La comida era sopa, cocido (un plato sustancioso muy español de garbanzos y chorizo), una carne, que podía ser un guiso de pollo, de res o de cerdo, porque también la carne de puerco era muy abundante. En fin, cuatro platos. Lo que variaba era el postre: arroz con leche o dulce de boniato; a veces, dulce de plátanos maduros, que se freían y se les ponía canela y nuez moscada; muy a menudo, flan y también pasteles hechos en la casa, como los de guayaba, de esos que se le llaman de mil hojas. Cuando no se cocinaba un postre, pues se acudía a pasta de membrillo o a turrones importados de España, eso casi siempre se hacía en Navidades; también albaricoques, que aunque en Cuba no se dan, los traían en almíbar desde España, y eran buenísimos. Y ése era el postre.

El único que tomaba café era mi padre, y era como una ceremonia después que acabábamos de comer. Le traían su café, y él pedía una botellita de algún licor y le echaba una cucharadita. Se tomaba su café, luego encendía su tabaco y allí terminaba la comida. Mi mamá no tomaba café fuerte, eso era cosa de hombres, aunque sí desayunaba con un buen café con leche. Fumar tabaco y tomar café después de la comida era el privilegio de mi padre.

Recuerdo que para comer nos sentábamos en una gran mesa, mis padres en cada extremo, a la derecha de mi padre yo, a la izquierda Roberto, y después Jorge y Raúl. Y a medida que los otros crecían iban asimilándose a la mesa grande. De lo contrario, los más pequeños comían aparte y la niñera les daba de comer.

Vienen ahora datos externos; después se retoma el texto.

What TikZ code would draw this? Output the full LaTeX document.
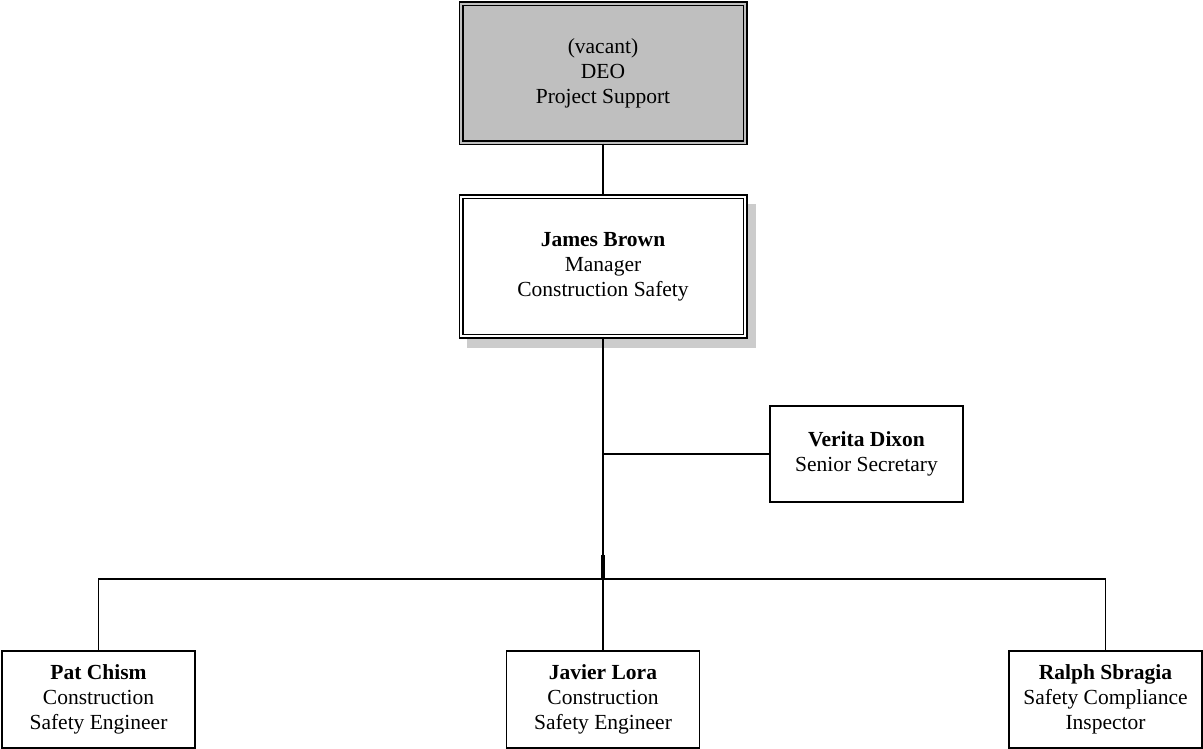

Como la casa tenía abundante agua corriente, a las tres de la tarde, desde bien pequeñitos, Roberto y yo teníamos que ir a darnos una ducha. Luego la niñera nos ayudaba a vestirnos, hasta que llegó el momento en que lo hacíamos solos. Para los que iban creciendo era lo mismo: cuando sonaban las tres campanadas del Ayuntamiento, había que bañarlos, vestirlos, y llevarlos a caminar o sacarlos en coche si eran muy pequeñitos. Sí, era muy cómoda esa vida.